MOOCs: is the future of education massive, open and online?


Massive Open Online Courses (MOOCs) were hailed by some as the "next big thing", but are they really? In this article, we will examine the ways in which MOOCs are indeed changing the face of education as well as the challenges facing the world of online education as we ask ourselves: is the future of education massive, open and online?

MOOCS: is the future of education massive, open and online?

The idea behind a MOOC is to use the internet to bring education to as many people as possible, with open access being a cornerstone of the philosophy. This is accomplished using recorded lectures, assigned readings and problem sets that must be completed, as well as user forums that allow students to interact with each other to aid their learning.

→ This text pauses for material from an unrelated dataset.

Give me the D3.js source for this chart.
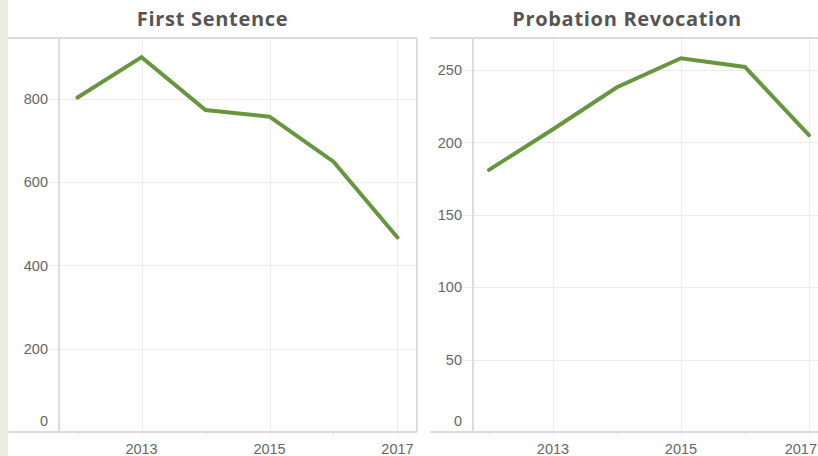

Some MOOCs are not made available on an open licence, opting to employ a closed licence that prevents copying and modification of the course material. Either way the core idea remains the same: Education on the Internet.

Massive Open Online Courses are, essentially, distance learning for the 21st century, uniting the concept of learning from home and that technological wonder of the modern age: the internet.

The internet has been great for many things: making it easy to share and find information, connecting us with people from all around the world. But can this be harnessed to bring education to the masses? Let's look at a few of the positives behind MOOCs.


It's in the name - MOOCs allow institutes of learning to make course material and (this is important) the opportunity to learn to a wide range of people. In 2013, major MOOC providers Coursera and edX reached 5 million and 1.3 million learners respectively, and that was several years ago!


By far one of the biggest problems with tertiary education around the world is its relative inaccessibility to the majority of people. The biggest reason for this is, by far, the sheer cost of studying towards a degree; look at the #FeesMustFall protests that rocked South Africa in recent years. MOOCs offer a workaround for this, offering the study material and access to the course up for free. However, in order to receive university credit for the courses, one needs to pay a fee.

The biggest plus here is the free access to course material and study material; the cost of university textbooks is astronomical, and MOOCs give us a solution to this.


Another factor in the inaccessibility of education is that fact that not everyone can physically attend classes. Many people who want to study further are already working and so are unable to find the time to attend. Distance learning offers these potential students a way to achieve their dreams, and MOOCs are just the next wave in this.

Of course, MOOCs are not a magic bullet that will solve all the problems surrounding education. In order to receive a certificate that may be used as university credit, students need to pay a fee, and not every institute will accept this as credit towards a degree.

Additionally, MOOCs have a very low completion rate: data suggests that the general rate is somewhere between 3 and 9%. Some of the reasons for this include poor course design, relying too heavily on lecture videos, and the fact that some MOOCs require the purchase of expensive textbooks.

In short, MOOCs are great and have the potential to make education more readily accessible to people around the world but are not without their problems. What we need now is to find a way to integrate technology with the education system here in South Africa and bring MOOCs to the masses.